WORK TO COMPLETE: Reproduce the lines below exactly, from the one containing "Generate a Python" through the one containing "ci_abund = [0, 0, 77, 100, 94, 58, 0, 0]", both included. Leave out any pictures.

GIVEN RECORDS:
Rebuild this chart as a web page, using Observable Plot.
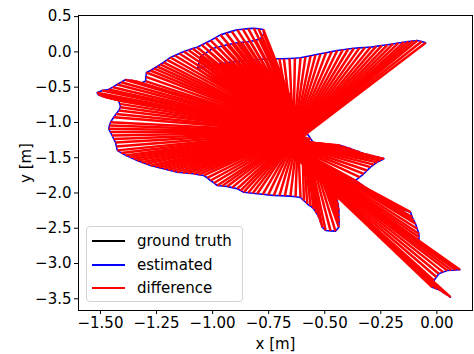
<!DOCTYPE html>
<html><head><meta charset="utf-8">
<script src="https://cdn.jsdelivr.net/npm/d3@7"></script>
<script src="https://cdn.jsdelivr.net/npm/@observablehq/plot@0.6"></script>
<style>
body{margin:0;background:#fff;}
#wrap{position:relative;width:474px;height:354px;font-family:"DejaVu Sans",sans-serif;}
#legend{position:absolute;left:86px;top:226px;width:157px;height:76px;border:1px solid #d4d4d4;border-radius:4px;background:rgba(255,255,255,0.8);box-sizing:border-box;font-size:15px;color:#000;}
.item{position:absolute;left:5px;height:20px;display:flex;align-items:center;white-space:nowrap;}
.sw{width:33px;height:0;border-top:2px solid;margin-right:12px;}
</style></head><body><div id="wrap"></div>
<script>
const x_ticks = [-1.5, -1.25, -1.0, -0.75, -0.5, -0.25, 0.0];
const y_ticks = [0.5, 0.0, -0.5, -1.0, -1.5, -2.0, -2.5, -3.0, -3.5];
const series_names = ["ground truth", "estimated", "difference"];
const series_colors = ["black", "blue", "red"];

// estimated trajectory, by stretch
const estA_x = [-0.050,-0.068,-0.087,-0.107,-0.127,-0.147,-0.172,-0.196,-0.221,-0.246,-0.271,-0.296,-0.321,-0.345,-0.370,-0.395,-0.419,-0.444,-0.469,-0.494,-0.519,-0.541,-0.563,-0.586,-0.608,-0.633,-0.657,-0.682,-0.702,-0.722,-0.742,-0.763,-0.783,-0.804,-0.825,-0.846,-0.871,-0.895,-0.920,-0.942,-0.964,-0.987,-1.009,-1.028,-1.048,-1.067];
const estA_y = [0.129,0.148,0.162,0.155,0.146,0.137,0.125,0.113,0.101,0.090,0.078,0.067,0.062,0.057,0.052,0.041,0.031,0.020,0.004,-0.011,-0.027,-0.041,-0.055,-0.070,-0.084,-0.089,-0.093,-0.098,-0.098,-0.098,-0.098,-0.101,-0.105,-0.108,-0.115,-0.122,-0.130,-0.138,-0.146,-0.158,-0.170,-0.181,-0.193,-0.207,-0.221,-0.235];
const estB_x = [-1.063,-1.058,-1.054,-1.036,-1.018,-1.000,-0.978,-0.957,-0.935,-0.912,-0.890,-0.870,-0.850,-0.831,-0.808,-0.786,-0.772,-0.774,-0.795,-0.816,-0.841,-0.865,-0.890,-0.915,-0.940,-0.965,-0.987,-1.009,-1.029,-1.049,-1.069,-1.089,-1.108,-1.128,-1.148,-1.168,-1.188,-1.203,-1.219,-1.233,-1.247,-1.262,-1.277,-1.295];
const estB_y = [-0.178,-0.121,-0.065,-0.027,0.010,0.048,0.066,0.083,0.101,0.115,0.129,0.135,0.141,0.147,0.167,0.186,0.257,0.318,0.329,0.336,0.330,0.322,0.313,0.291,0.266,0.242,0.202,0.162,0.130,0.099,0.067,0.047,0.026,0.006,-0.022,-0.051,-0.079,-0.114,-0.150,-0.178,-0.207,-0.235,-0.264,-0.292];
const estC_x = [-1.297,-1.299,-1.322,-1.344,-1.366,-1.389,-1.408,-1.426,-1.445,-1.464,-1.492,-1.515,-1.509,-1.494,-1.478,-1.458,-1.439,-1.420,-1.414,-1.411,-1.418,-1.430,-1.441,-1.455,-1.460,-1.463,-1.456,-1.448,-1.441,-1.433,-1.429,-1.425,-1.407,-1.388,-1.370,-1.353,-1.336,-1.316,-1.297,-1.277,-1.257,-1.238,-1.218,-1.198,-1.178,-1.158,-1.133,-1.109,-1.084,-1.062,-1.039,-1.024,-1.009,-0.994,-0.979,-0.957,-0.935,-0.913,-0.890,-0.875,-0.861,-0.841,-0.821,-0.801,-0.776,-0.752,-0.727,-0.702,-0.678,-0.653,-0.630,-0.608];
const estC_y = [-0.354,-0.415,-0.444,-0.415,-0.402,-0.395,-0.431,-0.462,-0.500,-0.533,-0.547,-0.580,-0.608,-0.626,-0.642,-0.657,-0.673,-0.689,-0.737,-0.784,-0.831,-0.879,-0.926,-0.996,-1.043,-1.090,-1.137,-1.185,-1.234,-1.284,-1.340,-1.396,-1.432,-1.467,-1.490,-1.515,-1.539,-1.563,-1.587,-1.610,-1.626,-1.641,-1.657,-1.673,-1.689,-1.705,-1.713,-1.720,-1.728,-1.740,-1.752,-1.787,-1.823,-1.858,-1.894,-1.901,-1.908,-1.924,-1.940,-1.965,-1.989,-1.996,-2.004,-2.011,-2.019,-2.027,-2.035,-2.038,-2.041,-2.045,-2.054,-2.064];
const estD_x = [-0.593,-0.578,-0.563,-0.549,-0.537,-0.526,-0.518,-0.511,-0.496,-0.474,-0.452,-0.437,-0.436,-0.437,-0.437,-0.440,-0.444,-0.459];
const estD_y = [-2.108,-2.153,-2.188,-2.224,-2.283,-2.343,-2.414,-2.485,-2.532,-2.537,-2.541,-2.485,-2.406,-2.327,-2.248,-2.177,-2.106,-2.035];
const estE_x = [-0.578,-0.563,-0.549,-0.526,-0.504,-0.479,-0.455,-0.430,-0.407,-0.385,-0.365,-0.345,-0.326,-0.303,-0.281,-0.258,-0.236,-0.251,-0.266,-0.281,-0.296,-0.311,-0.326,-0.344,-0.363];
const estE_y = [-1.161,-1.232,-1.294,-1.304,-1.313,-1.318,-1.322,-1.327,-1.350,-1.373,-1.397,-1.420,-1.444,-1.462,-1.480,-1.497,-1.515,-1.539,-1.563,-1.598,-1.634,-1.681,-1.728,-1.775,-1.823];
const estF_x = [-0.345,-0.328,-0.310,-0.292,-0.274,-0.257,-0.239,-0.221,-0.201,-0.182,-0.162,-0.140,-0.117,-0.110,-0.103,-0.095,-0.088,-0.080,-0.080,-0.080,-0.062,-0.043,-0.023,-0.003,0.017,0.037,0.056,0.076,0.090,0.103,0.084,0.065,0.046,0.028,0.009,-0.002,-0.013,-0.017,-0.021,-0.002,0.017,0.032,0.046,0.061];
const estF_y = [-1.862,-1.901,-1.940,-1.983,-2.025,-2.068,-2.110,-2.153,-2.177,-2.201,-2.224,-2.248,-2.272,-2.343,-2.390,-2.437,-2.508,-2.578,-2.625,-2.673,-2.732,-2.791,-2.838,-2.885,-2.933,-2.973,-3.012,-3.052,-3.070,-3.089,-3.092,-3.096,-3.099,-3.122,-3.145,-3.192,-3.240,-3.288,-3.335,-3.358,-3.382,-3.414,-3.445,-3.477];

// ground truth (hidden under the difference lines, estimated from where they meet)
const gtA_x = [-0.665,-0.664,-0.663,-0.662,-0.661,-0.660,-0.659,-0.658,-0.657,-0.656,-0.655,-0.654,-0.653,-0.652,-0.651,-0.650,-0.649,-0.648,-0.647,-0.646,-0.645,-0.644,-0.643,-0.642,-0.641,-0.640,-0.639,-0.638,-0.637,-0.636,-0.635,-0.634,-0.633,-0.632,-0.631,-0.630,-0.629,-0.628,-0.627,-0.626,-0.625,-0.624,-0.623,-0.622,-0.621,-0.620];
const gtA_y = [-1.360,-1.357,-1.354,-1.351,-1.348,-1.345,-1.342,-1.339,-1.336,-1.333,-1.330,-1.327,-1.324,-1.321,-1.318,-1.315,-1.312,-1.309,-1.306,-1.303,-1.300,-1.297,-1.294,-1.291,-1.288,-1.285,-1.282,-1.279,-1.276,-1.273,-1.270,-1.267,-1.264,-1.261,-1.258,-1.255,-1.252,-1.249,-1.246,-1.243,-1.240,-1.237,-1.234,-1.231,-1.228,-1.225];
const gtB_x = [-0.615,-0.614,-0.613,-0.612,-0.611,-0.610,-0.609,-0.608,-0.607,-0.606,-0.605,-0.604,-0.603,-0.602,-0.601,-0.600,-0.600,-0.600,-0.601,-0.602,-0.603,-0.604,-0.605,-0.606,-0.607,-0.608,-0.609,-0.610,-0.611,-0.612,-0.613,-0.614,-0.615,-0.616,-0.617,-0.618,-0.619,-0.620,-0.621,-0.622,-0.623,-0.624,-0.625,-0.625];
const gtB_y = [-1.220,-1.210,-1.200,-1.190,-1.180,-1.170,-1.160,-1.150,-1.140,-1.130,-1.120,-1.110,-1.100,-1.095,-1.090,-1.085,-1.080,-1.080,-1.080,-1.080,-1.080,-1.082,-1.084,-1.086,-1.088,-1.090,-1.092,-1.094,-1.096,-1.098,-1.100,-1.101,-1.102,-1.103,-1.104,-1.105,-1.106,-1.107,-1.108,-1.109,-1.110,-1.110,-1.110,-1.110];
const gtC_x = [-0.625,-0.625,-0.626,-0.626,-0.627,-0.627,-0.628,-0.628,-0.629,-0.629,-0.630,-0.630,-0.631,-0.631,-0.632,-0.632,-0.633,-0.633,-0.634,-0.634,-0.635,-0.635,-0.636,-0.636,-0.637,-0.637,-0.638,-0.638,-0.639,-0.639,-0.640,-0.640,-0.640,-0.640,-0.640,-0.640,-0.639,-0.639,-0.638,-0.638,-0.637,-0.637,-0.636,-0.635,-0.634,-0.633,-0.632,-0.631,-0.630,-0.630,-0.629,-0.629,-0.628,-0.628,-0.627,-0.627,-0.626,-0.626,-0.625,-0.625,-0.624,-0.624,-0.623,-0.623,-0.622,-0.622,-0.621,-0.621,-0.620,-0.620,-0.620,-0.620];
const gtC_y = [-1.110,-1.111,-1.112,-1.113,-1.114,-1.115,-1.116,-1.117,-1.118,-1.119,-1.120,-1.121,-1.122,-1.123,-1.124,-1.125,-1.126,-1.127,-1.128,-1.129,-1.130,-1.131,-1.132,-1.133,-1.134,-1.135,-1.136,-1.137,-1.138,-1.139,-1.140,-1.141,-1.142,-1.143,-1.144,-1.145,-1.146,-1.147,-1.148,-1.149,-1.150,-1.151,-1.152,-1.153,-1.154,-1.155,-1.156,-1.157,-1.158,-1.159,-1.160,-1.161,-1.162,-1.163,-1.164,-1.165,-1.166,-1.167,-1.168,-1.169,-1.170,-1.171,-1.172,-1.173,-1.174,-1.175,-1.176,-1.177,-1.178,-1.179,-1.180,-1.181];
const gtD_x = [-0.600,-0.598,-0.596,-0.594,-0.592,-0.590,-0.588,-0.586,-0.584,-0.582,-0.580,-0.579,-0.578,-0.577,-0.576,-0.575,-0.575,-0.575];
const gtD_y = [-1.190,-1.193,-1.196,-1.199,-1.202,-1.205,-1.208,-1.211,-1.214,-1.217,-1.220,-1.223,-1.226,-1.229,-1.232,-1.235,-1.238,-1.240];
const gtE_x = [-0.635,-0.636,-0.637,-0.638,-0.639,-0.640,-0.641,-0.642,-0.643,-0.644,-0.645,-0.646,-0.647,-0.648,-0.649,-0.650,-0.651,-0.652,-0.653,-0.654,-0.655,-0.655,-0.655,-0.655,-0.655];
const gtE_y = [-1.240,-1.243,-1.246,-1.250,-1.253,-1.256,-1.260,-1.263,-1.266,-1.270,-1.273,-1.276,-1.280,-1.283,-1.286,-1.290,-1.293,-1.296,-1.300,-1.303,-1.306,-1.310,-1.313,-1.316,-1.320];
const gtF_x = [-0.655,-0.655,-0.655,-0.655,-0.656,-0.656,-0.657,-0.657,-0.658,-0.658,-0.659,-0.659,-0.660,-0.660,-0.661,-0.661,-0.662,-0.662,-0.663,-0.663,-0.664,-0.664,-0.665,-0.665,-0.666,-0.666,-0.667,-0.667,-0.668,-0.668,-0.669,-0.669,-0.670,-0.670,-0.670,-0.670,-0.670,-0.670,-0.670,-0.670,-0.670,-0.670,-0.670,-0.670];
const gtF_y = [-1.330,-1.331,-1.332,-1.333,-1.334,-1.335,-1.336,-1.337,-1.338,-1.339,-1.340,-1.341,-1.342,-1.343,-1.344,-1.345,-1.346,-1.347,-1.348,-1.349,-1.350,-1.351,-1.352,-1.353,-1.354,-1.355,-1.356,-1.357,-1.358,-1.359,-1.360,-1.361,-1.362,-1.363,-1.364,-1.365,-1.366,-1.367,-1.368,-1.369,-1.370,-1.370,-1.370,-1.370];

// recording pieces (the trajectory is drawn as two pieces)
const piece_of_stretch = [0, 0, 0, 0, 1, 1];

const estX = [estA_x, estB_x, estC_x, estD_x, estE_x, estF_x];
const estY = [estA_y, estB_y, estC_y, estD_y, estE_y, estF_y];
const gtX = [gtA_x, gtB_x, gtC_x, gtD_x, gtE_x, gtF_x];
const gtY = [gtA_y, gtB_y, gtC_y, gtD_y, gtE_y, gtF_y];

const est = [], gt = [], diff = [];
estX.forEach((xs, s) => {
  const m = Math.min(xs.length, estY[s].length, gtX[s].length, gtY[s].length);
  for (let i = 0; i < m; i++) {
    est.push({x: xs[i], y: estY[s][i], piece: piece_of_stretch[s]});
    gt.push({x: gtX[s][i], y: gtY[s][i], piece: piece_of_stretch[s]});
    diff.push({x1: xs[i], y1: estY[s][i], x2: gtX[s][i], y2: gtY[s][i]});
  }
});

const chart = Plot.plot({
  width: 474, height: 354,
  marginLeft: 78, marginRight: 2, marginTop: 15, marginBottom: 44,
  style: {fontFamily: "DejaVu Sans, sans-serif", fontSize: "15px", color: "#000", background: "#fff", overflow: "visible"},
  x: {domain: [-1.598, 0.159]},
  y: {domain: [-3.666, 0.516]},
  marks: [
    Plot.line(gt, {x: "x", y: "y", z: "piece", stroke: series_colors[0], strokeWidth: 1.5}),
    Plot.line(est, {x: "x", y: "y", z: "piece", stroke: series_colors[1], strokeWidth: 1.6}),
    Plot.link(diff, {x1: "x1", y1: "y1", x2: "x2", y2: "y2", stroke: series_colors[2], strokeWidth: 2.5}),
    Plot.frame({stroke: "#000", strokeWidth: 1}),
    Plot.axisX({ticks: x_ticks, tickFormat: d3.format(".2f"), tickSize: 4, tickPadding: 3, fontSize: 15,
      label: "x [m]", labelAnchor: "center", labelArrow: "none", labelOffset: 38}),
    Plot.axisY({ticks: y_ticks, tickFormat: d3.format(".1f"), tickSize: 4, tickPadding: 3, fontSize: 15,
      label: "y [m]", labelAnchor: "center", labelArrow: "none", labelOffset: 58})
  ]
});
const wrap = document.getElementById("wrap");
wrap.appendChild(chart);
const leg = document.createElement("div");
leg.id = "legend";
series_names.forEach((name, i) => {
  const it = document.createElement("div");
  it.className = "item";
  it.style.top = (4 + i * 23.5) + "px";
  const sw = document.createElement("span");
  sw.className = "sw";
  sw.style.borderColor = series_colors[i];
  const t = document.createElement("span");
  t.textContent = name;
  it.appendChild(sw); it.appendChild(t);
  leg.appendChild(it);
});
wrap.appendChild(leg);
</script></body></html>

...

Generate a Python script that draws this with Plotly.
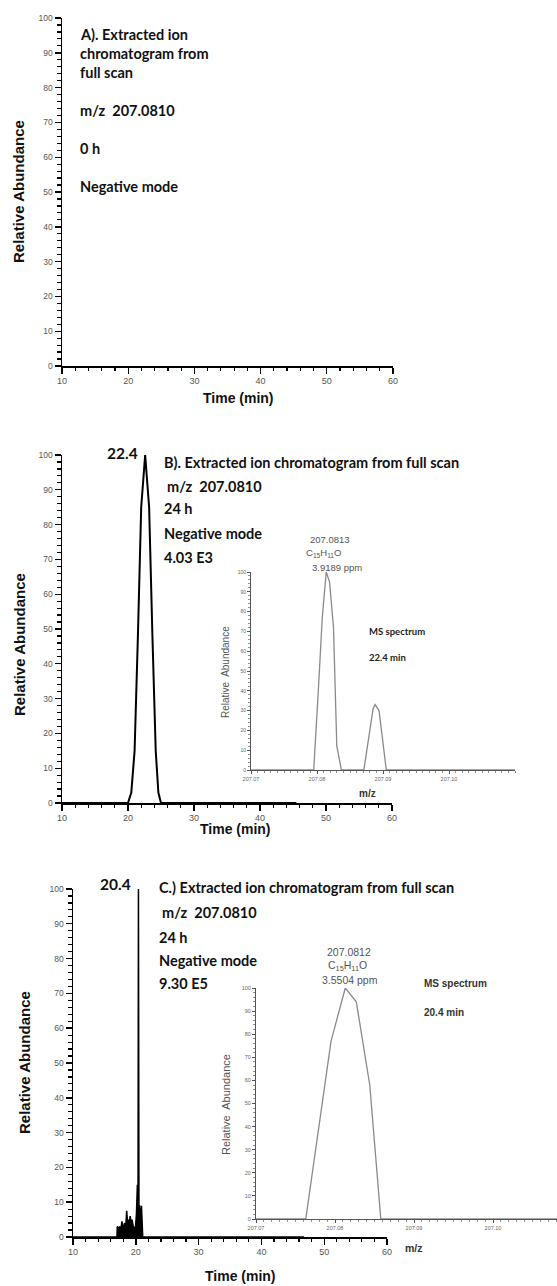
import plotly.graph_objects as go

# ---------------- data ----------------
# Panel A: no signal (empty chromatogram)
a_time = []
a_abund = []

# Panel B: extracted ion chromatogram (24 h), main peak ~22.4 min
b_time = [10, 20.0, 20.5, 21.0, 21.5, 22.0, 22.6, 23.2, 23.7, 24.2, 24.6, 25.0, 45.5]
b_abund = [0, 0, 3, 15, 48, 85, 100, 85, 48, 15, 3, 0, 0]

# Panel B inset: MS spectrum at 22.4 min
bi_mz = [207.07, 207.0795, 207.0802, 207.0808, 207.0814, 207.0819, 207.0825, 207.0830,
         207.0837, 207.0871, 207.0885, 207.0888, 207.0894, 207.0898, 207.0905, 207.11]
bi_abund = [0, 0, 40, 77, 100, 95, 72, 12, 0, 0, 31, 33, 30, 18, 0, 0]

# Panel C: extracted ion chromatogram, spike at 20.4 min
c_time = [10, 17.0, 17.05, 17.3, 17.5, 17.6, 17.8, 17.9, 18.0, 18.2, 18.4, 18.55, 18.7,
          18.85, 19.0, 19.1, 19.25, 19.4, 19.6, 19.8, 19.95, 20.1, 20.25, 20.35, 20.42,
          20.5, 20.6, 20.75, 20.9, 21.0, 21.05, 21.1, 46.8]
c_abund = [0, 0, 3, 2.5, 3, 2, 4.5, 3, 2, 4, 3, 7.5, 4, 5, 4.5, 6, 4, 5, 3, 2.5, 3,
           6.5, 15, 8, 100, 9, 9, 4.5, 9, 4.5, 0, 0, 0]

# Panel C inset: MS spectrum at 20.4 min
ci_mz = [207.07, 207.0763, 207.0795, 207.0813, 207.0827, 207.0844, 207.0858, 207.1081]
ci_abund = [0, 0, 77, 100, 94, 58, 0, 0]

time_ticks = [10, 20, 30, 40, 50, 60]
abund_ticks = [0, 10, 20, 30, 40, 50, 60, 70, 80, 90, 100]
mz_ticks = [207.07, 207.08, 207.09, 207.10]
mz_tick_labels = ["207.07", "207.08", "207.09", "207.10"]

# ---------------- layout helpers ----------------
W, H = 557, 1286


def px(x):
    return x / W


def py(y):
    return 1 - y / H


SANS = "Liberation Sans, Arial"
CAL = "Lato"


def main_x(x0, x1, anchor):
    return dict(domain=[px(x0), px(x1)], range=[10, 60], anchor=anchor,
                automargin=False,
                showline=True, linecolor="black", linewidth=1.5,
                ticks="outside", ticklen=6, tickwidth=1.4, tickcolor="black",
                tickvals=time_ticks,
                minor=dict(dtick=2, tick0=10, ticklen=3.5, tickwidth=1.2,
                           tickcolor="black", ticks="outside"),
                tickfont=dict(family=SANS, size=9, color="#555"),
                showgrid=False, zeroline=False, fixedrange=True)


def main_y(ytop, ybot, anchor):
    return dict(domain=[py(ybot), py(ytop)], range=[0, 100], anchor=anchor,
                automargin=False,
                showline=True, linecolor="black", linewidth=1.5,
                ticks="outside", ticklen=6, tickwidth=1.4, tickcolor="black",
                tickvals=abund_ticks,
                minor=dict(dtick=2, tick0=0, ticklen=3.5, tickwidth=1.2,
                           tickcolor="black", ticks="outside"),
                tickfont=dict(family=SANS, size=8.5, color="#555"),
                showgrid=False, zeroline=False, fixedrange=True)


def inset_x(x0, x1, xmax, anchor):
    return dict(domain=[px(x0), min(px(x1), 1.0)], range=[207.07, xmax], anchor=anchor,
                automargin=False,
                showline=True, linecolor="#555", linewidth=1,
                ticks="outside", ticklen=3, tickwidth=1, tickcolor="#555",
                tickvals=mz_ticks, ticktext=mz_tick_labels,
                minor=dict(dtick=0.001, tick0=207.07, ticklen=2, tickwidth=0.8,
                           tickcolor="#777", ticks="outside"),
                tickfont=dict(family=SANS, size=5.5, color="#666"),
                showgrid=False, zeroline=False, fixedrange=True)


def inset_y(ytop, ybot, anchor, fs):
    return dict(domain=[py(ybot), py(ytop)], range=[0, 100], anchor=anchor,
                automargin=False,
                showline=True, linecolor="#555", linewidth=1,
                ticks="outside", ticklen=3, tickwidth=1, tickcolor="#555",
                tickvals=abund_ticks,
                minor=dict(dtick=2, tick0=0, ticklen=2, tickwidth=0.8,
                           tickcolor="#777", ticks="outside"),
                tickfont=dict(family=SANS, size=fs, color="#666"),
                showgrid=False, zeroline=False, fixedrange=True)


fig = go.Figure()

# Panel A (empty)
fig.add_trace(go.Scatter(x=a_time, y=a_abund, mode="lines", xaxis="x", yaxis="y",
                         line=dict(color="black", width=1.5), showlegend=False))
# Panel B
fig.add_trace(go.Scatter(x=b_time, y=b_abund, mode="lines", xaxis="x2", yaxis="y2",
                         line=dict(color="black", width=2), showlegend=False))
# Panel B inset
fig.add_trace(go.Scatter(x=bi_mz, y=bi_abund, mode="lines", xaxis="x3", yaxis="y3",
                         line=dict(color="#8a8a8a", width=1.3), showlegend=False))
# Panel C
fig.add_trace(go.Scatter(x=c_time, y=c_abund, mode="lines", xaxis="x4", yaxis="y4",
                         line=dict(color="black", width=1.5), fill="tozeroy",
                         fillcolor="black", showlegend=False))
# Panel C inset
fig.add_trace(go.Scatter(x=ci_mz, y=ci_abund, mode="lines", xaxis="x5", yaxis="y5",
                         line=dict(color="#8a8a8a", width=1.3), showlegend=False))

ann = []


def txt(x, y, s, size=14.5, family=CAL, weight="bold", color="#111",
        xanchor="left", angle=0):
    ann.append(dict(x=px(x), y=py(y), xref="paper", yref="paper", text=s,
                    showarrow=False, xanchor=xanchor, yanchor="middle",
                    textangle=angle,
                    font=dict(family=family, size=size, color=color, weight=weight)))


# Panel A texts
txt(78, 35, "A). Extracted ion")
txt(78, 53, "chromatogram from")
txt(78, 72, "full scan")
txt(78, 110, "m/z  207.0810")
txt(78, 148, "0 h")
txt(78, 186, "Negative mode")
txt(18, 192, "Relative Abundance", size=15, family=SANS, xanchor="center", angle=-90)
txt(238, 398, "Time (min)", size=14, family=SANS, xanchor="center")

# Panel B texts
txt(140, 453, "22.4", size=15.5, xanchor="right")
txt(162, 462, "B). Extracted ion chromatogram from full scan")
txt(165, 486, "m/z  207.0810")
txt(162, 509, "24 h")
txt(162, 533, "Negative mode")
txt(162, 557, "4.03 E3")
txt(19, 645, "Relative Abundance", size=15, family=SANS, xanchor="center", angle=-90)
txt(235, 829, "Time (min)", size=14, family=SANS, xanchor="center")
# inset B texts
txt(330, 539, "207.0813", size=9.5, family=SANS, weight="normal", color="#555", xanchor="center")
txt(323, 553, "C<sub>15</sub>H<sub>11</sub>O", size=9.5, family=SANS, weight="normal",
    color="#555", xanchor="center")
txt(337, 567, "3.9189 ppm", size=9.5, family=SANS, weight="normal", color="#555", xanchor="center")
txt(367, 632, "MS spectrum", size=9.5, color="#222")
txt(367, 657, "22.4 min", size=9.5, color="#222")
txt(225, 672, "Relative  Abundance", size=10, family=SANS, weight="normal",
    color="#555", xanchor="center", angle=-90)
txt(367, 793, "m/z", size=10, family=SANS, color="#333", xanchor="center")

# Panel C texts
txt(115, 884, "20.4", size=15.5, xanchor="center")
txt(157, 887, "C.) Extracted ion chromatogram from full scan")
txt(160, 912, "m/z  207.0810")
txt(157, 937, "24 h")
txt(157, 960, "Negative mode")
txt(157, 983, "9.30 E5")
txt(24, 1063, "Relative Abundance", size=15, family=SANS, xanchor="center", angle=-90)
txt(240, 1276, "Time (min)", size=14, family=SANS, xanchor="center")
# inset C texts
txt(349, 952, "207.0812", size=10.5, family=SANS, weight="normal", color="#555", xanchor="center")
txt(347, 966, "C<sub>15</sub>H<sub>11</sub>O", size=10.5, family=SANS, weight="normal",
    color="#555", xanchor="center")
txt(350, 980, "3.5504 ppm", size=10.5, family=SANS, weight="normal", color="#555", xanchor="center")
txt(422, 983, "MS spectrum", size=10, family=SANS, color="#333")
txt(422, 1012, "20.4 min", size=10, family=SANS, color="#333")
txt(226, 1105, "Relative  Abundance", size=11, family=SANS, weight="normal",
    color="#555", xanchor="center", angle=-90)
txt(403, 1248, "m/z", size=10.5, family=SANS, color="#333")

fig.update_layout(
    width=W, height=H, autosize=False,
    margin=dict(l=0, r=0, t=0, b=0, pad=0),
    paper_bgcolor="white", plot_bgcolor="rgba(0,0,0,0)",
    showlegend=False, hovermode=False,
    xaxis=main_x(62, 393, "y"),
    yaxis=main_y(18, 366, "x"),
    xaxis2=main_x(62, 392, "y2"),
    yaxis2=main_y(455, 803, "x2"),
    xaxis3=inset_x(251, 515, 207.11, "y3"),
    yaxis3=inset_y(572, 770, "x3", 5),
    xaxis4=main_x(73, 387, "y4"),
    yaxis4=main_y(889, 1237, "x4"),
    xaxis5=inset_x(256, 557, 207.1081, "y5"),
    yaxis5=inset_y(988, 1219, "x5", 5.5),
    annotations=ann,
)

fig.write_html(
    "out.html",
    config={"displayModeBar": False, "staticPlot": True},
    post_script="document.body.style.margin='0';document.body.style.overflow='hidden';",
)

EXERCISE ANSWER:
Generate a Python script that draws this with Plotly.
import plotly.graph_objects as go

# ---------------- data ----------------
# Panel A: no signal (empty chromatogram)
a_time = []
a_abund = []

# Panel B: extracted ion chromatogram (24 h), main peak ~22.4 min
b_time = [10, 20.0, 20.5, 21.0, 21.5, 22.0, 22.6, 23.2, 23.7, 24.2, 24.6, 25.0, 45.5]
b_abund = [0, 0, 3, 15, 48, 85, 100, 85, 48, 15, 3, 0, 0]

# Panel B inset: MS spectrum at 22.4 min
bi_mz = [207.07, 207.0795, 207.0802, 207.0808, 207.0814, 207.0819, 207.0825, 207.0830,
         207.0837, 207.0871, 207.0885, 207.0888, 207.0894, 207.0898, 207.0905, 207.11]
bi_abund = [0, 0, 40, 77, 100, 95, 72, 12, 0, 0, 31, 33, 30, 18, 0, 0]

# Panel C: extracted ion chromatogram, spike at 20.4 min
c_time = [10, 17.0, 17.05, 17.3, 17.5, 17.6, 17.8, 17.9, 18.0, 18.2, 18.4, 18.55, 18.7,
          18.85, 19.0, 19.1, 19.25, 19.4, 19.6, 19.8, 19.95, 20.1, 20.25, 20.35, 20.42,
          20.5, 20.6, 20.75, 20.9, 21.0, 21.05, 21.1, 46.8]
c_abund = [0, 0, 3, 2.5, 3, 2, 4.5, 3, 2, 4, 3, 7.5, 4, 5, 4.5, 6, 4, 5, 3, 2.5, 3,
           6.5, 15, 8, 100, 9, 9, 4.5, 9, 4.5, 0, 0, 0]

# Panel C inset: MS spectrum at 20.4 min
ci_mz = [207.07, 207.0763, 207.0795, 207.0813, 207.0827, 207.0844, 207.0858, 207.1081]
ci_abund = [0, 0, 77, 100, 94, 58, 0, 0]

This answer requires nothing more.